_Exercise instructions_
Search the material for "with" and show all lines that contain it.

Items listed in a dataset:
>>>>>
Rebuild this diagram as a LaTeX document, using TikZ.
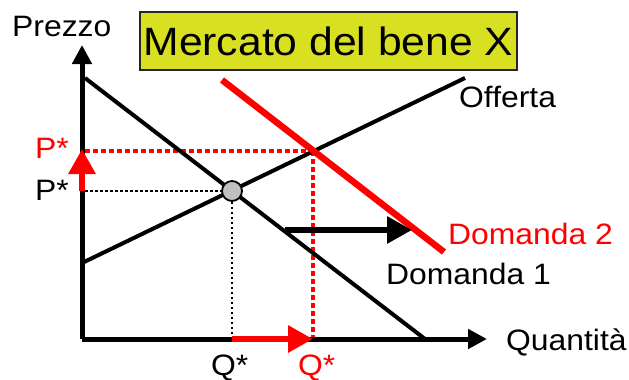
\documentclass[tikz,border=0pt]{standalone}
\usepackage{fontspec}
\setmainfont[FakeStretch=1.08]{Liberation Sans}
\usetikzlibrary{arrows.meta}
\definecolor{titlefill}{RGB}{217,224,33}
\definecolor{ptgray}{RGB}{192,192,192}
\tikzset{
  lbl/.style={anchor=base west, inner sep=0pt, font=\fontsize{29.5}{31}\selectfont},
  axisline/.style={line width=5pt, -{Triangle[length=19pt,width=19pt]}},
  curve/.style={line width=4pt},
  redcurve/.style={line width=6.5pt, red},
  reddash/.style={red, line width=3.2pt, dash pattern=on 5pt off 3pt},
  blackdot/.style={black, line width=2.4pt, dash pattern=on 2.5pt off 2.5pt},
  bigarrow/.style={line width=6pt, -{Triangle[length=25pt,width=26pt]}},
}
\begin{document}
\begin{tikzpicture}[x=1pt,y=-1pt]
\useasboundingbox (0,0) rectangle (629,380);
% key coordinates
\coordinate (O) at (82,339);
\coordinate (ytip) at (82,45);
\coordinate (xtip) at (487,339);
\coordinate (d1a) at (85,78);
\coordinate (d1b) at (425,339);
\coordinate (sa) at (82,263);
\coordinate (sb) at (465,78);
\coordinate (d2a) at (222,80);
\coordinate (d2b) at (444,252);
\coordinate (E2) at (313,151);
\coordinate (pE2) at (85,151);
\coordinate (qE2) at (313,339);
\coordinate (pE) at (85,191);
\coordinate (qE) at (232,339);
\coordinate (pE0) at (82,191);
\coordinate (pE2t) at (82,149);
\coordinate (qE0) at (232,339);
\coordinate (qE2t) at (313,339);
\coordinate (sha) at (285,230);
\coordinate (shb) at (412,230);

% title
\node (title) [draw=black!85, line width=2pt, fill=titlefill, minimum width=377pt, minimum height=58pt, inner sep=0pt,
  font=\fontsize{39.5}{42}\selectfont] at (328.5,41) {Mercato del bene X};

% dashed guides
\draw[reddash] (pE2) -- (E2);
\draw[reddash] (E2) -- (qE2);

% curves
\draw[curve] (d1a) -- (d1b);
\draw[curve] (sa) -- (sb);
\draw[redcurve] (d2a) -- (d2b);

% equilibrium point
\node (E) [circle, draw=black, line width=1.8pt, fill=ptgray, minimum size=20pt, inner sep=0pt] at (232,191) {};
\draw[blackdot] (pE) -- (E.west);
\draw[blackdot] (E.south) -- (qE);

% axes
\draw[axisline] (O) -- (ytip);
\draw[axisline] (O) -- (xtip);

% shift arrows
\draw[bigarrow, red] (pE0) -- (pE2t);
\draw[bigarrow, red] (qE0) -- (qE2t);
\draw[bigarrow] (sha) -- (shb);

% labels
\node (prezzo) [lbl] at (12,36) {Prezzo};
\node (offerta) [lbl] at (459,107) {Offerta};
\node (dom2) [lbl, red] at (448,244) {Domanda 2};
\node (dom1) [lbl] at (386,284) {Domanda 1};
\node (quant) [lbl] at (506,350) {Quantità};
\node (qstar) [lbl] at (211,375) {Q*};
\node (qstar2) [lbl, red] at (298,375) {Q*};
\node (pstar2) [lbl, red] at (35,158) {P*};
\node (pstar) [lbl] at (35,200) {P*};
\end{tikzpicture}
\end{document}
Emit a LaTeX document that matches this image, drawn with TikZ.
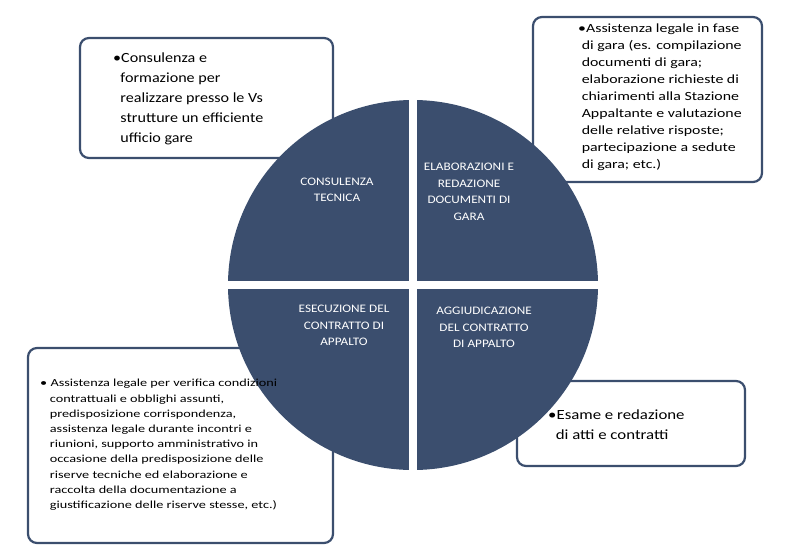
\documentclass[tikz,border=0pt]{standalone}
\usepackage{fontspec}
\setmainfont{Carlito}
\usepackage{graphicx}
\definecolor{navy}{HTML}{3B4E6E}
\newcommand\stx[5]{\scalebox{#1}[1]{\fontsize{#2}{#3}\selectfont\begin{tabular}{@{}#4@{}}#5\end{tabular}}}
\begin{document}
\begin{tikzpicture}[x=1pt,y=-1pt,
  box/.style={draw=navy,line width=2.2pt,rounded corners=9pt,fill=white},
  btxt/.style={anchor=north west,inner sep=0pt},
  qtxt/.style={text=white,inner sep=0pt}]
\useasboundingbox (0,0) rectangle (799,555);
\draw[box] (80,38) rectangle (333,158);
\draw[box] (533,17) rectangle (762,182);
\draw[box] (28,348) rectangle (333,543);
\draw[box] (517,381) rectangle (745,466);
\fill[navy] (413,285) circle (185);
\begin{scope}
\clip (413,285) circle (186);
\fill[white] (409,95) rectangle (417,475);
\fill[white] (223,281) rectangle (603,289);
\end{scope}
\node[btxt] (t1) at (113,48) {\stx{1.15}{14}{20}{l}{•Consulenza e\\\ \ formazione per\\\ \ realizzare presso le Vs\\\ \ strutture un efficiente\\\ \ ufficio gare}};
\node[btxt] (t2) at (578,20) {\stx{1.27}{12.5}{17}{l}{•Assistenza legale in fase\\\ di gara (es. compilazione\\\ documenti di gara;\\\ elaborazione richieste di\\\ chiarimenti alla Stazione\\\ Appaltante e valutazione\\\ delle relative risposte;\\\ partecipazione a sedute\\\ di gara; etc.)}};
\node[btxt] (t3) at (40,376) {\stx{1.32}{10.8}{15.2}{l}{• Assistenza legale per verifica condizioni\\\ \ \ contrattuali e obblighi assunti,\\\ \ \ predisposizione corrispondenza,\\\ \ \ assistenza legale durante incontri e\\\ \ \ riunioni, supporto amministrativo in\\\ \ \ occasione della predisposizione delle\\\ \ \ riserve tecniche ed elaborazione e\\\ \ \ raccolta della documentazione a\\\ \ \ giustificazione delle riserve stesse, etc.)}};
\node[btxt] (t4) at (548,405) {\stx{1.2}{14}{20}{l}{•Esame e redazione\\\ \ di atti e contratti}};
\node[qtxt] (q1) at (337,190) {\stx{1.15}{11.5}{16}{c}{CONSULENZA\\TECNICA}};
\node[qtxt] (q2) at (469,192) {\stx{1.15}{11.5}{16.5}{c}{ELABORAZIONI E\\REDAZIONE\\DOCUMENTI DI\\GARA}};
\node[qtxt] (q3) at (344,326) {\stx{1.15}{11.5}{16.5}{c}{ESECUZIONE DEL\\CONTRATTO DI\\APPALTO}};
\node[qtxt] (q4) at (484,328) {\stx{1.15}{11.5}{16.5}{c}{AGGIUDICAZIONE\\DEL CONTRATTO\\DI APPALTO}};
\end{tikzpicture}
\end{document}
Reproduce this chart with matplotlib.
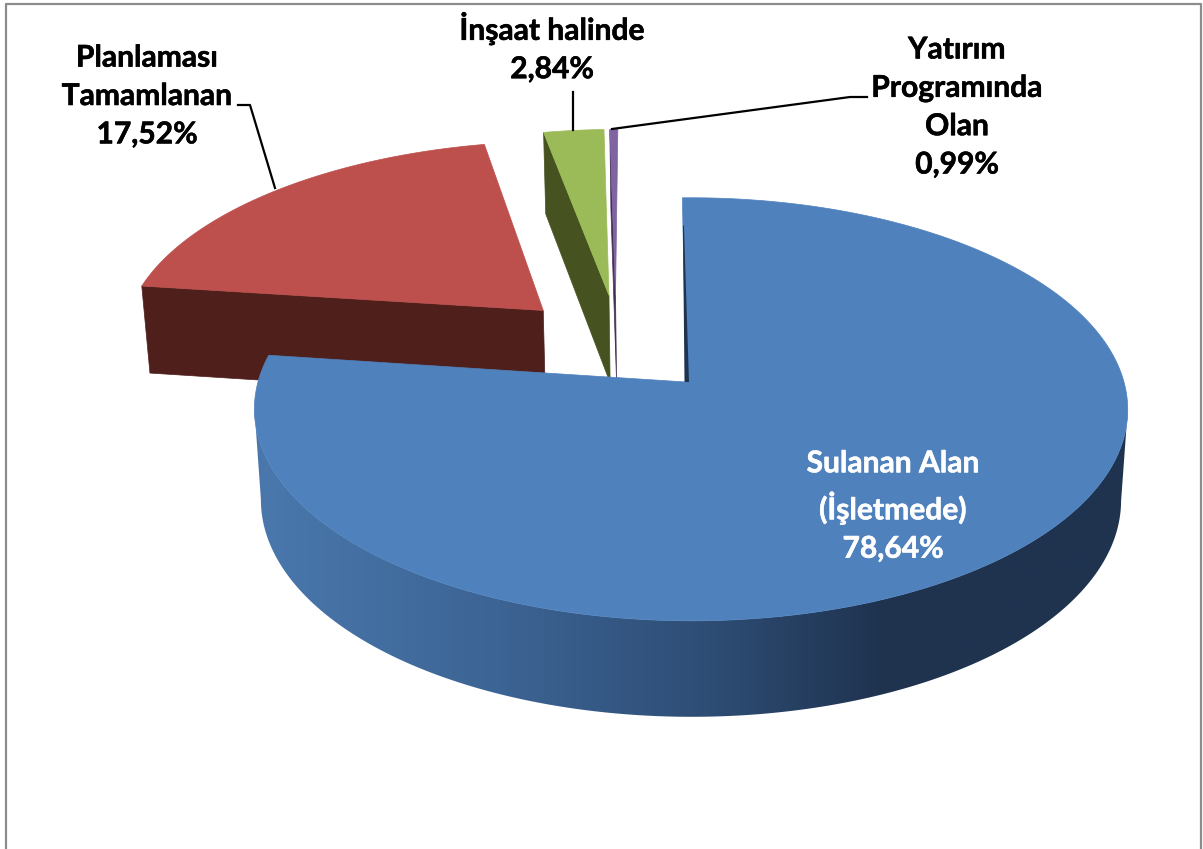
<<<<<
_Solved problem_
Emit a LaTeX document that matches this image, drawn with TikZ.
Reproduce this chart with matplotlib.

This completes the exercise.